Fewer deals but brands not budging on price, says IRI
The IRI’s new Big Question report on the grocery price war revealed it has saved UK shoppers £9.3bn over three years.
Despite rising inflation and widespread predictions of soaring supermarket prices, the price war with discounters continues to keep the everyday base prices of grocery products sold in the mainstream supermarkets lower than at the beginning of 2014.
This is the finding of a new study released by IRI, a provider of data and predictive analytics for fast-moving consumer goods (FMCG) manufacturers and retailers.
The study, IRI Big Question: The grocery price war and outlook for 2017, is based on analysis of actual sales of food and drink products in the UK’s major supermarkets.

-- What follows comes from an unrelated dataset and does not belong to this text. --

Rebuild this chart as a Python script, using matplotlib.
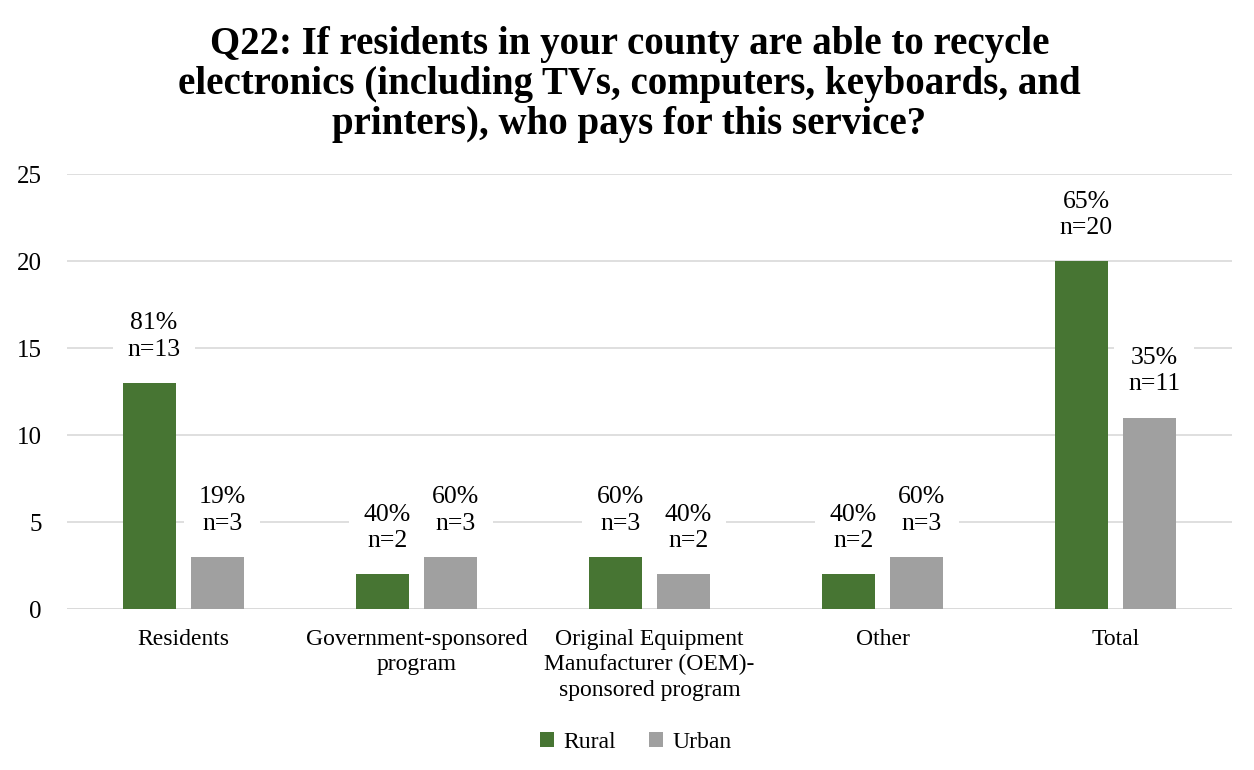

It reveals that while average prices have risen – by 1% in the last year – the increase is almost entirely due to a decreased use of trade promotions. There were 12% fewer promotions in 2016 as multi-buys (such as three for the price of two deals) disappeared from many shelves and the level of discount offered by promotions reduced.
Manufacturers and retailers have opted, where possible, to reduce the promotional savings that shoppers can benefit from, instead of increasing everyday base prices.
Although manufacturers and retailers have had to contend with increased costs, the survey found the base prices of branded grocery items (that is the price excluding any promotional discounts) remained lower than they were three years ago.
Martin Wood, head of strategic insight, retail at IRI UK and co-author of the report, said: “With fewer deals on grocery items, the cost of the shopping basket is more expensive, but only by 1.2%. Importantly, the increase kicked off at the very end of last year and is not yet due to retailers increasing everyday prices.
“The grocery industry has not only reduced the number of deals that they run throughout the year, but also cut back the deepest levels of discount that used to be given. There were over half a million fewer multi-buy opportunities for shoppers in 2016 compared with 2015, reducing particularly during the last six months of the year.”
Despite this small rise in the average price of food and drink, shoppers have continued to be the winners, he said, saving £9.3bn over the past three years from price cuts, which is equivalent to £2.90 per household for every week during that period.
“Manufacturers are caught up in the retailer price war, but this hasn’t stopped retailers from increasing the price of their own-label ranges,” added Wood.
IRI expects the number of promotions to continue to reduce and to be more price-off than multi-buy. Pressure on margins will also lead to more ‘shrinkflation’ on the size of products and other initiatives to reduce operational costs.